Ph.D., IEEE Fellow, IET Fellow
Sanfilippo Family Chair Professor and Chair
Department of Computer Engineering
Santa Clara University, California, U.S.A

Website: http://www.cse.scu.edu/~nling
Email:

Biography

Nam Ling received B.Eng. from Singapore, and M.S. and Ph.D. degrees from U.S.A. Since 2010, he is the Sanfilippo Family Chair Professor of Santa Clara University (U.S.A) and the Chair of its Department of Computer Engineering. He was an Associate Dean for its School of Engineering during 2002 2010. Currently he is also Consulting Professor for the National University of Singapore and Guest Professor for Shanghai Jiao Tong University.
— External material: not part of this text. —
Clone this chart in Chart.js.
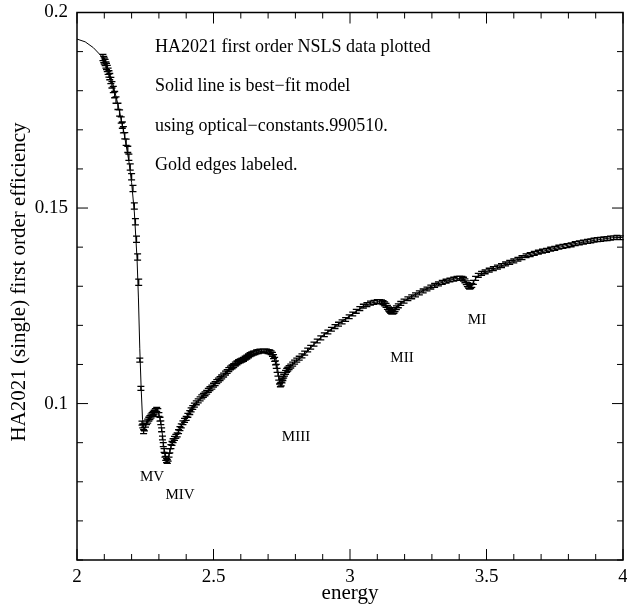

Prof. Ling is an IEEE Fellow due to his contributions to video coding algorithms and architectures. He is also an IET Fellow. He has more than 150 publications and standards contributions, including a book. He was named IEEE Distinguished Lecturer twice and received the IEEE ICCE Best Paper Award (First Place). He received four major awards from the University (Outstanding Achievement, Recent Achievement in Scholarship, President’s Recognition, and Sustained Excellence in Scholarship) and two awards from its Engineering School (Researcher of the Year and Teaching Excellence). Prof. Ling served as Keynote Speaker (IEEE APCCAS, VCVP, JCPC, and IEEE ICAST), Distinguished Speaker (IEEE ICIEA), General Chair/Co Chair (IEEE Hot Chips and VCVP), Technical Program Co Chair (IEEE ISCAS, APSIPA ASC, IEEE APCCAS, IEEE SiPS, and DCV), Technical Committee Chair (IEEE CASCOM TC and TCMM), and Guest Editor/Associate Editor for journals (IEEE TCAS I and JSPS). He is the General Co-Chair for IEEE ICME 2013 and will serve as Keynote Speaker for IEEE ICIEA 2012 and IET FC 2012. Prof. Ling delivered more than 110 invited colloquia worldwide.

Title

High Efficiency Video Coding and its 3D Extension: A Research Perspective

Abstract

High Efficiency Video Coding (HEVC) is jointly developed by the Joint Collaborative Team on Video Coding (JCT-VC) of ISO/IEC Motion Picture Experts Group (MPEG) and ITU-T Video Coding Experts Group (VCEG). At the present time, HEVC development is at its finalizing stages and achieving a 50% bit-rate reduction as compared to that of the current H.264/AVC video coding standard. Significant increase in resolution and perceptual quality can be expected for home and mobile video applications with future devices and content using HEVC. Beyond 2D video, the work for the 3D extension of HEVC has begun. In this talk, we will look at HEVC and its 3D extension from a research perspective and discuss future research challenges addressing them. We will explain the essential HEVC coding tools, especially the ones giving high coding gains. We will also discuss key compression techniques related to the 3D extension. Finally, we will highlight some of our current research related to HEVC.